At the caucus, Keeler referred to President George W. Bush as "baggage" for the party, suggesting that widespread disapproval of him spurred anti-Republican sentiment on a local level.

"I think people assume that all of us agree with every single thing Bush has ever done in office, and that's not true," Vollmer said.

"We're not all copies of Bush, just like all Democrats aren't copies of Kerry or Howard Dean," Elmore added.

"To date, this is the only state Bush hasn't visited," Maitra said.

"That's because they would try to arrest him if he went to Brattleboro," Elmore explained to a chorus of laughter, referring to a measure passed at the town's annual meeting in March in favor of indicting and arresting Bush and Vice President Dick Cheney for war crimes, perjury and obstruction of justice if they ever set foot in the state.

"And Salisbury impeached him last year," Vollmer added.

Elmore doubted, however, that any single figure could rescue the Republicans in a region so heavily dominated by left-leaning views.

"In a state like Vermont, it wouldn't matter if Bush had a 95 percent approval rating," he said. "It wouldn't help the party very much."

Many agree that what would help is healthy communication.

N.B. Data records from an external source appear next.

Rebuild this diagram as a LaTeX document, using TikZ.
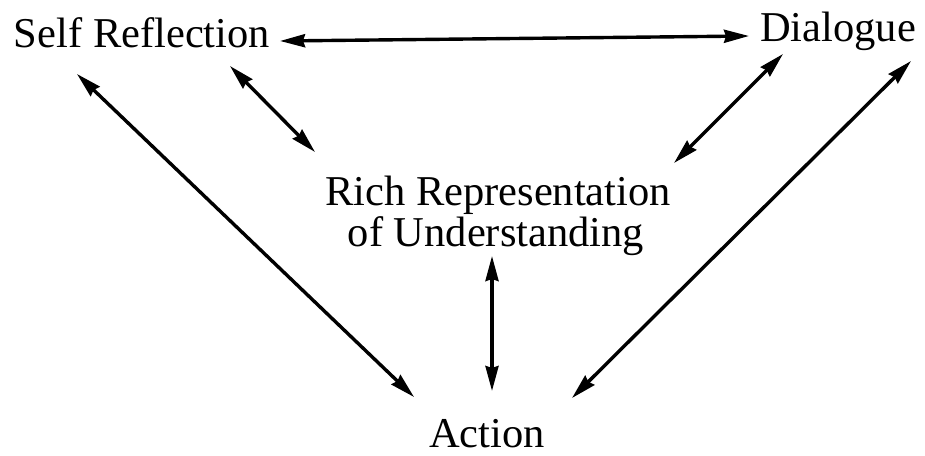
\documentclass[tikz,border=0pt]{standalone}
\usepackage{fontspec}
\setmainfont{Liberation Serif}
\usetikzlibrary{arrows.meta}
\begin{document}
\begin{tikzpicture}[x=1pt,y=-1pt,
  lbl/.style={inner sep=0pt,anchor=base,font=\fontsize{42.5}{36}\selectfont},
  tip/.style={Stealth[length=25pt,width=13pt,inset=2pt]},
  link/.style={line width=3.4pt,{Stealth[length=25pt,width=13pt,inset=2pt]}-{Stealth[length=25pt,width=13pt,inset=2pt]}}]
\useasboundingbox[fill=white] (0,0) rectangle (925,455);
\node[lbl] (self) at (142,47) {Self Reflection};
\node[lbl] (dial) at (838,41) {Dialogue};
\node[lbl] (rich) at (498,205) {Rich Representation};
\node[lbl] (under) at (496,246) {of Understanding};
\node[lbl] (act) at (487,447) {Action};
\coordinate (h1) at (280,41);
\coordinate (h2) at (749,36);
\coordinate (l1) at (77,74);
\coordinate (l2) at (414,397);
\coordinate (s1) at (230,66);
\coordinate (s2) at (315,152);
\coordinate (d1) at (783,54);
\coordinate (d2) at (674,163);
\coordinate (r1) at (911,61);
\coordinate (r2) at (572,398);
\coordinate (v1) at (492,256);
\coordinate (v2) at (492,391);
\draw[link] (h1) -- (h2);
\draw[link] (l1) -- (l2);
\draw[link] (s1) -- (s2);
\draw[link] (d1) -- (d2);
\draw[link] (r1) -- (r2);
\draw[link] (v1) -- (v2);
\end{tikzpicture}
\end{document}
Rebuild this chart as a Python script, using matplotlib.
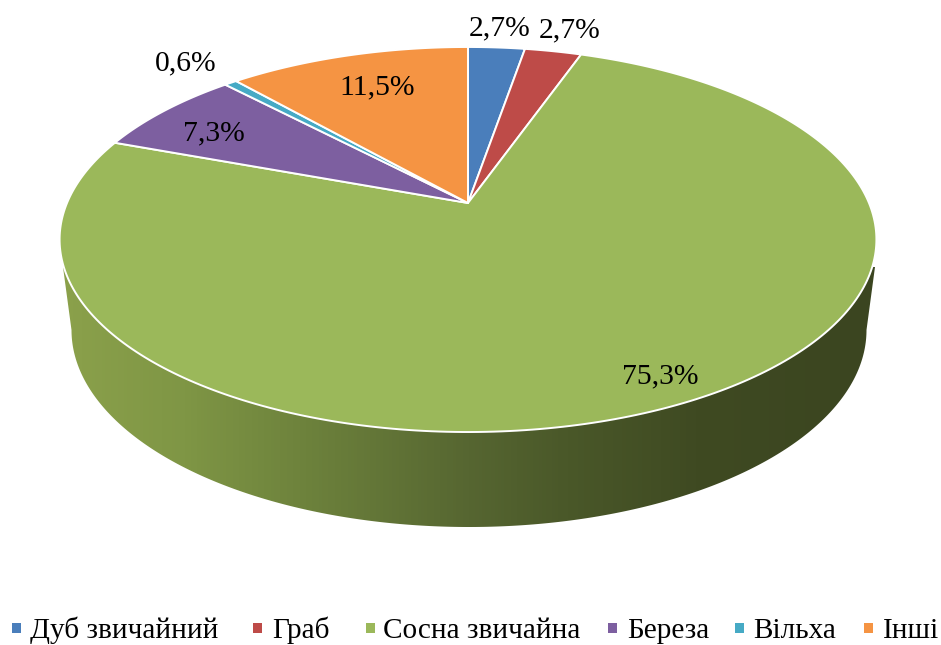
import numpy as np
import matplotlib
matplotlib.use('Agg')
import matplotlib.pyplot as plt
from matplotlib.patches import Polygon, Rectangle
from matplotlib.colors import LinearSegmentedColormap

species = ['Дуб звичайний', 'Граб', 'Сосна звичайна', 'Береза', 'Вільха', 'Інші']
shares = [2.7, 2.7, 75.3, 7.3, 0.6, 11.5]
share_labels = ['2,7%', '2,7%', '75,3%', '7,3%', '0,6%', '11,5%']
colors = ['#4a7ebb', '#be4b48', '#9bb85a', '#7d5fa0', '#46aac5', '#f59443']

# label centres and legend layout, in picture pixels
label_x = [500, 570, 660, 214, 186, 377]
label_y = [28, 30, 376, 133, 63, 87]
marker_x = [12, 253, 366, 608, 735, 864]
text_x = [30, 272, 383, 627, 753, 883]

plt.rcParams['font.family'] = ['Liberation Serif', 'DejaVu Sans']

# apex of the pie and the perspective of its top face
CX, CY = 468.0, 203.0
A, B, K = 401.0, 185.6, 0.1896


def project(angle):
    # angle in radians clockwise from 12 o'clock
    u, v = np.sin(angle), np.cos(angle)
    d = 1 + K * v
    return CX + A * u / d, CY - B * v / d


fig = plt.figure(figsize=(9.41, 6.45), dpi=100)
ax = fig.add_axes([0, 0, 1, 1])
ax.set_xlim(0, 941)
ax.set_ylim(645, 0)
ax.axis('off')

# side wall: lower ellipse joined to the top face, shaded left to right
t = np.linspace(0, np.pi, 300)
wall_x = 469 + 397.5 * np.cos(t)
wall_y = 330 + 197 * np.sin(t)
outline = np.column_stack([np.r_[875, wall_x, 63], np.r_[267, wall_y, 267]])
wall = Polygon(outline, closed=True, facecolor='none', edgecolor='none')
ax.add_patch(wall)
stops = [(0.0, '#8ba14b'), (0.15, '#7f9645'), (0.30, '#6d823c'), (0.50, '#566631'),
         (0.62, '#4a5829'), (0.78, '#3f4a22'), (1.0, '#3b4520')]
shade = LinearSegmentedColormap.from_list('wall', stops)
im = ax.imshow(np.linspace(0, 1, 256)[None, :], cmap=shade, aspect='auto',
               extent=[60, 878, 530, 260], zorder=1)
im.set_clip_path(wall)
ax.set_xlim(0, 941)
ax.set_ylim(645, 0)

# top face
ends = np.cumsum(shares) / np.sum(shares) * 2 * np.pi
starts = np.r_[0, ends[:-1]]
for a0, a1, c in zip(starts, ends, colors):
    aa = np.linspace(a0, a1, 300)
    px, py = project(aa)
    ax.fill(np.r_[CX, px], np.r_[CY, py], facecolor=c, edgecolor='white',
            linewidth=1.4, joinstyle='round', zorder=2)

for s, x, y in zip(share_labels, label_x, label_y):
    ax.text(x, y, s, ha='center', va='center', fontsize=21.3, color='black', zorder=3)

# legend
for name, c, mx, tx in zip(species, colors, marker_x, text_x):
    ax.add_patch(Rectangle((mx, 623), 9.5, 9.5, facecolor=c, edgecolor='none'))
    ax.text(tx, 638, name, ha='left', va='baseline', fontsize=21.1, color='black')

fig.savefig('out.png', dpi=100)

Numerous groups on campus are working diligently to foster this end.

"We're working with the College Democrats and the Iraq study group to bring two prominent people to campus to debate the Iraq War at the beginning of May," Pangle said. "Whenever there's face-to-face interaction and conversation, it's almost never as bad as we feel it is. It's somehow anonymity that brings out the bitterness and hatred in people. But when there's an actual dialogue, it usually turns into something productive."

Foley believes such dialogue is vital in stemming the tide of divisiveness.

"There needs to be respectful exchange," Foley said. "And if you don't have that, you're failing."